Two very different experiences of desert. Womb or tomb? A holy place or a horror? It’s all a question of knowing where we are going. The spirit of life drives Jesus into the desert to be born again. The spirit of death drives the refugee into the desert to dwindle and die.

Entering Lent, we have to ask where we are being driven, and—more—which spirits are doing the driving. Mark paints a picture of Jesus in constant dialogue with angels and demons, companioned by spirits who attract him or repel him, care for him or plot his downfall. He is on first-name terms with darkness. He is fed at the hand of angels. Our difference from Jesus is not that he is a-swim in a sea of spirits and we are not but, rather, that he can tell them apart while we struggle even to feel their influence.

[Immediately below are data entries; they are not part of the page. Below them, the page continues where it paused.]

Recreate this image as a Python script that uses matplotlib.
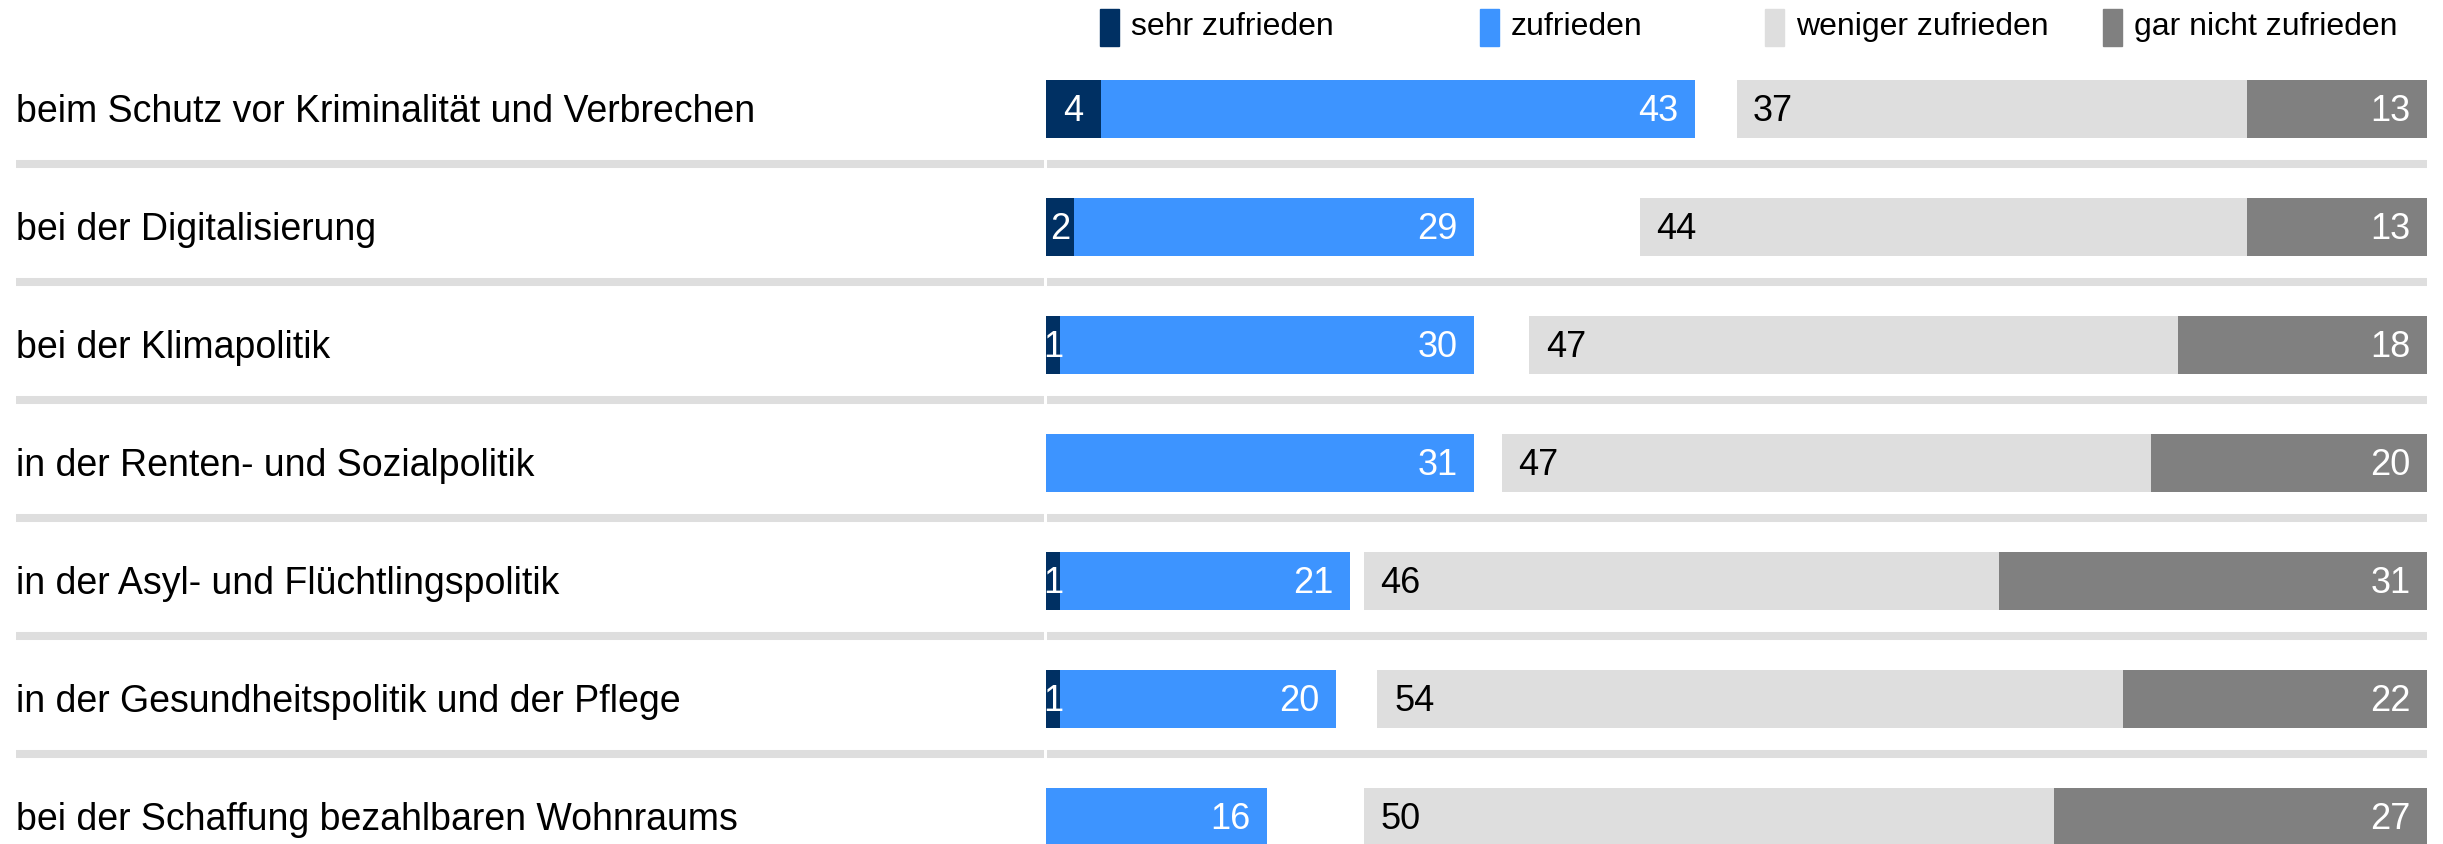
import matplotlib.pyplot as plt
from matplotlib.patches import Rectangle

plt.rcParams['font.family'] = ['Liberation Sans', 'DejaVu Sans']

categories = [
    'beim Schutz vor Kriminalität und Verbrechen',
    'bei der Digitalisierung',
    'bei der Klimapolitik',
    'in der Renten- und Sozialpolitik',
    'in der Asyl- und Flüchtlingspolitik',
    'in der Gesundheitspolitik und der Pflege',
    'bei der Schaffung bezahlbaren Wohnraums',
]
sehr_zufrieden = [4, 2, 1, 0, 1, 1, 0]
zufrieden = [43, 29, 30, 31, 21, 20, 16]
weniger_zufrieden = [37, 44, 47, 47, 46, 54, 50]
gar_nicht_zufrieden = [13, 13, 18, 20, 31, 22, 27]
legend_labels = ['sehr zufrieden', 'zufrieden', 'weniger zufrieden', 'gar nicht zufrieden']

c_sehr = '#003063'
c_zuf = '#3d94ff'
c_wen = '#dedede'
c_gar = '#808080'
colors = [c_sehr, c_zuf, c_wen, c_gar]

W, H = 2443, 844
x0_px, px_per_unit = 1046, 13.81
row0_px, row_px = 109, 118

fig = plt.figure(figsize=(W / 100, H / 100), dpi=100)
ax = fig.add_axes([0, 0, 1, 1])
ax.set_xlim(-x0_px / px_per_unit, (W - x0_px) / px_per_unit)
ax.set_ylim((H - row0_px) / row_px, -row0_px / row_px)
ax.axis('off')

n = len(categories)
y = list(range(n))
bh = 0.49
fs = 26
dy = 0.025  # text sits a touch lower than bar centre

right_start = [100 - w - g for w, g in zip(weniger_zufrieden, gar_nicht_zufrieden)]
ax.barh(y, sehr_zufrieden, left=0, height=bh, color=c_sehr)
ax.barh(y, zufrieden, left=sehr_zufrieden, height=bh, color=c_zuf)
ax.barh(y, weniger_zufrieden, left=right_start, height=bh, color=c_wen)
ax.barh(y, gar_nicht_zufrieden, left=[100 - g for g in gar_nicht_zufrieden], height=bh, color=c_gar)

pad = 1.2
for i in range(n):
    s, z, w, g = sehr_zufrieden[i], zufrieden[i], weniger_zufrieden[i], gar_nicht_zufrieden[i]
    yt = i + dy
    if s > 0:
        ax.text(s / 2, yt, str(s), ha='center', va='center', color='white', fontsize=fs)
    ax.text(s + z - pad, yt, str(z), ha='right', va='center', color='white', fontsize=fs)
    ax.text(right_start[i] + pad, yt, str(w), ha='left', va='center', color='black', fontsize=fs)
    ax.text(100 - pad, yt, str(g), ha='right', va='center', color='white', fontsize=fs)
    ax.text(16 / W, yt, categories[i], ha='left', va='center', fontsize=27,
            transform=ax.get_yaxis_transform())

# separators between rows
sep_left = (16 - x0_px) / px_per_unit
sep_mid = -2.5 / px_per_unit
for i in range(n - 1):
    ys = i + 0.47
    ax.hlines(ys, sep_left, sep_mid, color='#dedede', linewidth=5.8, capstyle='butt')
    ax.hlines(ys, 0.05, 100, color='#dedede', linewidth=5.8, capstyle='butt')

# legend
patch_x = [1100, 1480, 1765, 2103]
for px, lab, col in zip(patch_x, legend_labels, colors):
    fig.add_artist(Rectangle((px / W, 1 - 46 / H), 19 / W, 37 / H,
                             transform=fig.transFigure, color=col))
    fig.text((px + 31) / W, 1 - 27 / H, lab, ha='left', va='center', fontsize=23)

fig.savefig('out.png', dpi=100)
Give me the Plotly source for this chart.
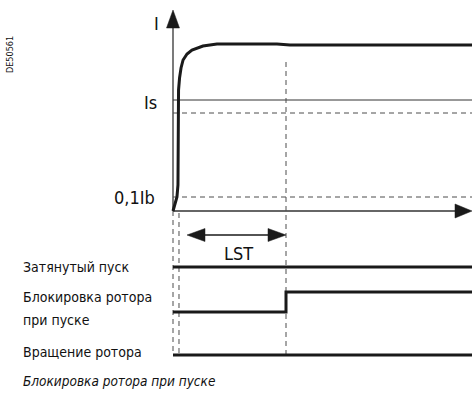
import plotly.graph_objects as go

# --- data (time in LST units, current in arbitrary units) ---
LST = 1.0
T_END = 2.646
t_curve = [0, 0.018, 0.035, 0.044, 0.044, 0.049, 0.058, 0.071, 0.089, 0.124, 0.168, 0.265, 0.389, 0.92, 1.035, T_END]
i_curve = [0, 0.3, 0.7, 1.3, 4.55, 6.05, 6.65, 7.15, 7.55, 7.85, 8.05, 8.25, 8.35, 8.35, 8.3, 8.3]

I_S = 5.55          # Is threshold
I_S_DROP = 4.9      # dashed level below Is
I_01IB = 0.7        # 0,1Ib
T_DETECT = 0.053    # second vertical guide
T_ARROW0 = 0.124    # start of LST arrow

signal_names = ["Затянутый пуск", "Блокировка ротора\nпри пуске", "Вращение ротора"]
signal_t = [[0, T_END], [0, LST, T_END], [0, T_END]]
signal_v = [[0, 0], [0, 1, 1], [0, 0]]

# --- layout helpers (pixel geometry of the drawing) ---
W, H = 472, 394
X0, SX = 173, 113.0    # px of t=0, px per time unit
Y0, SY = 211, 20.0     # px of I=0, px per current unit
ROW_BASE = [-2.8, -5.05, -7.2]

def dx(px):
    return px / SX

def dy(px):
    return px / SY

FONT = "DejaVu Sans Condensed, sans-serif"
INK = "#1a1a1a"
THIN = "#333333"
DASH = "#4d4d4d"

fig = go.Figure()

def line(x, y, color=THIN, width=1, dash=None, shape="linear"):
    fig.add_trace(go.Scatter(x=x, y=y, mode="lines", hoverinfo="skip", showlegend=False,
                             line=dict(color=color, width=width, dash=dash, shape=shape)))

def tri(x, y):
    fig.add_trace(go.Scatter(x=x, y=y, mode="lines", fill="toself", fillcolor=INK,
                             line=dict(color=INK, width=0.5), hoverinfo="skip", showlegend=False))

y_top = (Y0 - 10) / SY
# axes
line([0, 0], [0, y_top - dy(17)], THIN, 1.3)
tri([-dx(6.5), dx(6.5), 0, -dx(6.5)], [y_top - dy(18), y_top - dy(18), y_top, y_top - dy(18)])
line([0, T_END - dx(16)], [0, 0], THIN, 1.3)
tri([T_END - dx(17), T_END - dx(17), T_END, T_END - dx(17)], [dy(7), -dy(7), 0, dy(7)])

# thresholds
line([0, T_END], [I_S, I_S], THIN, 1)
line([0, T_END], [I_S_DROP, I_S_DROP], DASH, 1, "5px,4px")
line([0, T_END], [I_01IB, I_01IB], DASH, 1, "5px,4px")

# vertical guides
line([0, 0], [0, ROW_BASE[2]], DASH, 1, "5px,4px")
line([T_DETECT, T_DETECT], [-dy(2), ROW_BASE[2]], DASH, 1, "5px,4px")
line([LST, LST], [(Y0 - 62) / SY, ROW_BASE[2]], DASH, 1, "5px,4px")

# current curve
line(t_curve, i_curve, INK, 3)

# LST arrow
ya = -dy(24)
line([T_ARROW0 + dx(10), LST - dx(10)], [ya, ya], INK, 1.3)
tri([T_ARROW0, T_ARROW0 + dx(18), T_ARROW0 + dx(18), T_ARROW0], [ya, ya + dy(6.5), ya - dy(6.5), ya])
tri([LST, LST - dx(18), LST - dx(18), LST], [ya, ya + dy(6.5), ya - dy(6.5), ya])

# logic signals
for base, ts, vs in zip(ROW_BASE, signal_t, signal_v):
    line(ts, [base + v for v in vs], INK, 3, shape="hv")

def px(x):
    return x / W

def py(y):
    return 1 - y / H

ann = []
def text(s, x, y, size, xanchor="left", italic=False, angle=0):
    ann.append(dict(text=s, x=px(x), y=py(y), xref="paper", yref="paper", showarrow=False,
                    xanchor=xanchor, yanchor="middle", textangle=angle,
                    font=dict(family=FONT, size=size, color="#111",
                              style="italic" if italic else "normal")))

text("I", 156, 24, 18, "center")
text("Is", 150, 102, 18, "center")
text("0,1Ib", 157, 197, 18, "right")
text("LST", 238, 253, 18, "center")
text("Затянутый пуск", 21, 267, 14)
text("Блокировка ротора", 21, 297, 14)
text("при пуске", 21, 320, 14)
text("Вращение ротора", 21, 352, 14)
text("Блокировка ротора при пуске", 21, 381, 13.5, italic=True)
text("DE50561", 10, 55, 9, "center", angle=-90)

fig.update_layout(
    width=W, height=H, margin=dict(l=0, r=0, t=0, b=0),
    paper_bgcolor="white", plot_bgcolor="white",
    xaxis=dict(range=[-X0 / SX, (W - X0) / SX], visible=False, fixedrange=True),
    yaxis=dict(range=[(Y0 - H) / SY, Y0 / SY], visible=False, fixedrange=True),
    annotations=ann,
)

fig.write_html("out.html", config={"displayModeBar": False},
               post_script="document.body.style.margin='0';")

But recognising their influence, and telling them apart, is the key. Who is leading me into Lent? Friend or foe? If I know that I know whether to go hopefully into the desert or to kick and scream and cry out for rescue.

These are the Lenten questions. They are prior to questions of what we will do for Lent. Of what we will give up. Of what we will take up. Of fasting, charity, and prayer. The first question is “Who wants us to do any of this?” Which spirits guide us? Do we go all that way for a birth or a death? … It is all a question of knowing where we are going.